Utility trenching Locate coordination, trenching, bedding/backfill, restoration, inspections, and planning. Who coordinates 811 and inspection timing? How is backfill placed/compacted?
Septic installation Site evaluation support, tank excavation, drainfield excavation, final grading. Is the installer properly registered? Who manages permits and evaluation steps?
Retaining wall Excavation, base prep, drainage stone and pipe planning, backfill and compaction. How is water managed behind the wall? What is the backfill/compaction plan?
For septic work in Southwest Idaho, Southwest District Health outlines installer registration and permitting steps, including required installer registration and an on-site evaluation prior to permit issuance. 

Local Boise angle: right-of-way and highway district coordination

In Boise and across the Treasure Valley, the “edge conditions” can be the most time-sensitive part of sitework—especially when a project touches the public right-of-way (street frontage, sidewalks, approaches) or requires traffic control.

Ada County Highway District (ACHD) notes that permits are required for certain activities in the public right of way. If your driveway tie-in, utility work, or restoration area extends into public jurisdiction, confirm early who is pulling permits and who is responsible for restoration standards. 
A practical way to keep schedules clean: ask your excavation contractor to identify any likely right-of-way impacts during the initial walkthrough, not after the equipment arrives.

Talk with a licensed, insured excavation contractor in Boise

If you’re planning excavation, trenching, grading, a foundation/slab, a driveway/RV pad, demolition, or a retaining wall, C3 Groundworks can help you scope the work clearly and coordinate the right sequence for your project.

FAQ: Excavation and site prep in Boise, Idaho

Do I really need to call 811 if I’m digging on my own property?
Yes.

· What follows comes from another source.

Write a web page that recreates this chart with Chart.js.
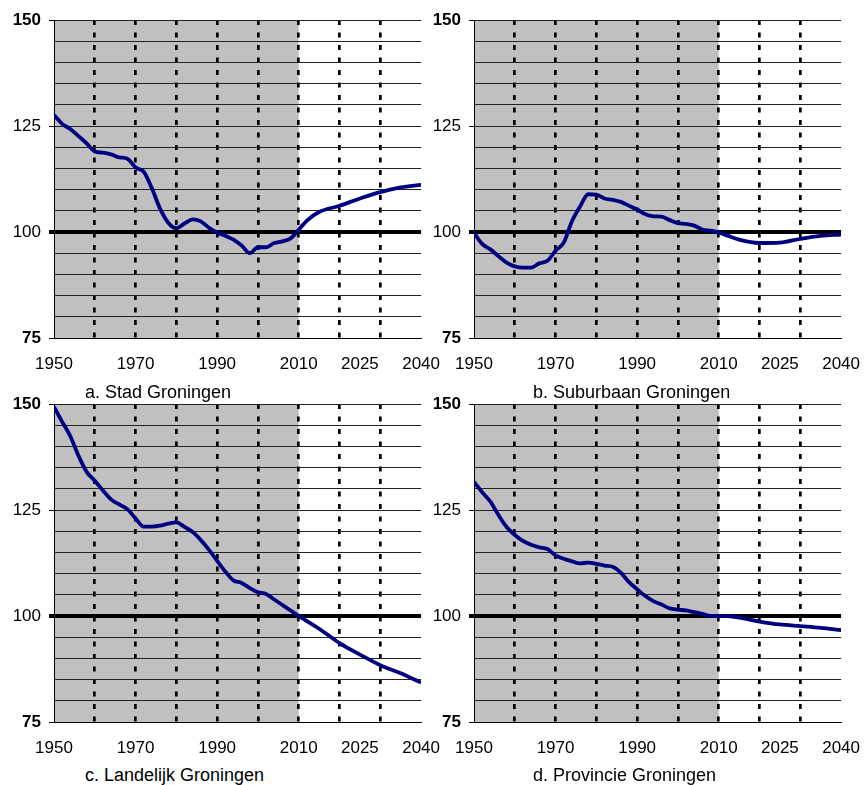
<!DOCTYPE html>
<html>
<head>
<meta charset="utf-8">
<script src="https://cdn.jsdelivr.net/npm/chart.js@4.4.1/dist/chart.umd.min.js"></script>
<style>
  body { margin: 0; background: #fff; }
  #wrap { position: relative; width: 868px; height: 785px; overflow: hidden; }
  .panel { position: absolute; }
  .caption { position: absolute; font-family: 'Liberation Sans', Arial, sans-serif; font-size: 18px; color: #000; white-space: nowrap; }
</style>
</head>
<body>
<div id="wrap">
  <canvas id="chartA" class="panel" width="456" height="380" style="left:0;top:0"></canvas>
  <canvas id="chartB" class="panel" width="456" height="380" style="left:420px;top:0"></canvas>
  <canvas id="chartC" class="panel" width="456" height="380" style="left:0;top:384px"></canvas>
  <canvas id="chartD" class="panel" width="456" height="380" style="left:420px;top:384px"></canvas>
  <div class="caption" style="left:85px;top:382px">a. Stad Groningen</div>
  <div class="caption" style="left:533px;top:382px">b. Suburbaan Groningen</div>
  <div class="caption" style="left:85px;top:765px">c. Landelijk Groningen</div>
  <div class="caption" style="left:533px;top:765px">d. Provincie Groningen</div>
</div>
<script>
// index, base = 100 in 2010
const years = [1950, 1952, 1954, 1956, 1958, 1960, 1962, 1964, 1966, 1968,
               1970, 1972, 1974, 1976, 1978, 1980, 1982, 1984, 1986, 1988,
               1990, 1992, 1994, 1996, 1998, 2000, 2002, 2004, 2006, 2008,
               2010, 2012, 2015, 2020, 2025, 2030, 2035, 2040];

const stad = [127.6, 125.5, 124.3, 122.6, 120.9, 119.0, 118.7, 118.3, 117.6, 117.3,
              115.2, 114.2, 110.3, 105.5, 102.2, 100.9, 102.0, 103.0, 102.5, 101.0,
              99.9, 99.1, 98.2, 96.8, 95.0, 96.4, 96.4, 97.4, 97.8, 98.5,
              100.5, 102.7, 104.7, 106.2, 107.9, 109.4, 110.5, 111.1];

const suburbaan = [99.8, 97.2, 95.9, 94.3, 92.8, 91.9, 91.6, 91.6, 92.6, 93.2,
                   95.6, 97.5, 102.5, 106.0, 108.9, 108.8, 107.9, 107.6, 107.1, 106.2,
                   105.3, 104.2, 103.7, 103.6, 102.8, 102.1, 101.9, 101.5, 100.6, 100.3,
                   99.9, 99.2, 98.2, 97.4, 97.5, 98.4, 99.1, 99.4];

const landelijk = [149.3, 145.8, 142.4, 137.8, 134.0, 131.9, 129.6, 127.5, 126.3, 125.2,
                   123.0, 121.1, 121.1, 121.3, 121.8, 122.1, 121.0, 119.8, 117.9, 115.6,
                   113.0, 110.5, 108.4, 107.8, 106.6, 105.6, 105.2, 103.9, 102.6, 101.3,
                   100.0, 98.8, 97.0, 93.6, 90.9, 88.4, 86.5, 84.3];

const provincie = [131.6, 129.2, 127.0, 123.8, 121.0, 119.1, 117.7, 116.8, 116.2, 115.8,
                   114.3, 113.5, 112.9, 112.4, 112.6, 112.3, 111.9, 111.6, 110.2, 108.0,
                   106.3, 104.7, 103.5, 102.7, 101.8, 101.5, 101.3, 100.9, 100.5, 100.0,
                   100.0, 100.0, 99.6, 98.7, 98.0, 97.6, 97.2, 96.7];

const xLabelYears = [1950, 1970, 1990, 2010, 2025, 2040];
const dashYears = [1960, 1970, 1980, 1990, 2000, 2010, 2020, 2030];
const yGridValues = [75, 80, 85, 90, 95, 100, 105, 110, 115, 120, 125, 130, 135, 140, 145, 150];
const yLabelValues = [75, 100, 125, 150];
const historyEnd = 2010;

const fontFamily = "'Liberation Sans', Arial, sans-serif";

// grey background for the observed period
const shadePlugin = {
  id: 'shade',
  beforeDraw(chart) {
    const area = chart.chartArea;
    const x = chart.scales.x;
    const ctx = chart.ctx;
    ctx.save();
    ctx.fillStyle = '#c0c0c0';
    ctx.fillRect(area.left, area.top, x.getPixelForValue(historyEnd) - area.left, area.bottom - area.top);
    ctx.restore();
  }
};

function makeChart(id, values) {
  return new Chart(document.getElementById(id), {
    type: 'line',
    data: {
      datasets: [{
        data: years.map((y, i) => ({ x: y, y: values[i] })),
        borderColor: '#000080',
        borderWidth: 3.8,
        pointRadius: 0,
        cubicInterpolationMode: 'monotone',
        fill: false
      }]
    },
    options: {
      responsive: false,
      animation: false,
      devicePixelRatio: 1,
      layout: { padding: { top: 20, right: 19, bottom: 2, left: 0 } },
      plugins: { legend: { display: false }, tooltip: { enabled: false } },
      scales: {
        x: {
          type: 'linear',
          min: 1950,
          max: 2040,
          position: 'bottom',
          afterBuildTicks: axis => { axis.ticks = xLabelYears.map(v => ({ value: v })); },
          afterFit: axis => { axis.height = 40; },
          grid: { display: false, drawTicks: false },
          border: { display: true, color: '#000', width: 1 },
          ticks: {
            padding: 16,
            color: '#000',
            maxRotation: 0,
            autoSkip: false,
            font: { family: fontFamily, size: 17 },
            callback: v => String(v)
          }
        },
        xg: {
          type: 'linear',
          min: 1950,
          max: 2040,
          position: 'bottom',
          afterBuildTicks: axis => { axis.ticks = dashYears.map(v => ({ value: v })); },
          afterFit: axis => { axis.height = 0; },
          grid: { color: '#000', lineWidth: 2.7, drawTicks: false },
          border: { display: false, dash: [5, 7.5] },
          ticks: { display: false }
        },
        y: {
          min: 75,
          max: 150,
          afterBuildTicks: axis => { axis.ticks = yGridValues.map(v => ({ value: v })); },
          afterFit: axis => { axis.width = 54; },
          border: { display: true, color: '#000', width: 1 },
          grid: {
            color: c => c.tick.value === 100 ? '#000' : '#222',
            lineWidth: c => c.tick.value === 100 ? 4 : 1,
            tickLength: 5,
            tickColor: c => yLabelValues.includes(c.tick.value) ? '#000' : 'rgba(0,0,0,0)'
          },
          ticks: {
            padding: 8,
            color: '#000',
            autoSkip: false,
            font: c => ({
              family: fontFamily,
              size: 17,
              weight: (c.tick && (c.tick.value === 150 || c.tick.value === 75)) ? 'bold' : 'normal'
            }),
            callback: v => yLabelValues.includes(v) ? String(v) : ''
          }
        }
      }
    },
    plugins: [shadePlugin]
  });
}

makeChart('chartA', stad);
makeChart('chartB', suburbaan);
makeChart('chartC', landelijk);
makeChart('chartD', provincie);
</script>
</body>
</html>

Idaho’s damage-prevention guidance indicates you should contact the one-number notification service at least two business days before excavation and wait for utility responses before digging. It’s free, and it’s a major safety step. 
What should I have ready before I request an excavation estimate?
A simple sketch or marked area, your project goal (shop slab, trenching, driveway replacement, etc.), and any known constraints (access width, fencing, sprinkler lines, nearby structures). If you have plans, survey staking, or engineering notes, those help tighten the scope.
What causes settling or cracking after sitework?
Common contributors include inadequate compaction, poor base preparation, trapped water, or mismatched backfill materials around trenches. Good excavation contractors focus on subgrade prep, lift placement, and water management—not just speed.
How does septic installation differ from a standard utility trench?
Septic involves site evaluation and permitting steps, specific excavation for tanks and drainfields, and often tighter requirements around soil conditions. Southwest District Health outlines installer registration expectations and permit process details for septic and land development. 
If my project touches the street or sidewalk, who handles permits?
It depends on jurisdiction and scope, but in Ada County, the highway district notes permits are required for certain activities in the public right-of-way. Clarify early whether the contractor, homeowner, or a separate party is responsible for pulling and closing out right-of-way permits. 

Glossary (plain-English)

Subgrade: The native soil surface that supports base material, concrete, or asphalt.
Compaction: Densifying soil or base in layers (“lifts”) to reduce settling and improve load support.
Rough grade / final grade: Rough grade establishes general elevations; final grade fine-tunes slopes for drainage and finished surfaces.
Right-of-way (ROW): Public area typically including roadway, sidewalk, and adjacent utility corridors; work here may require permits.
811 locate ticket: A request to have participating utilities mark underground lines before excavation begins. Idaho guidance notes for contacting the one-number service prior to digging.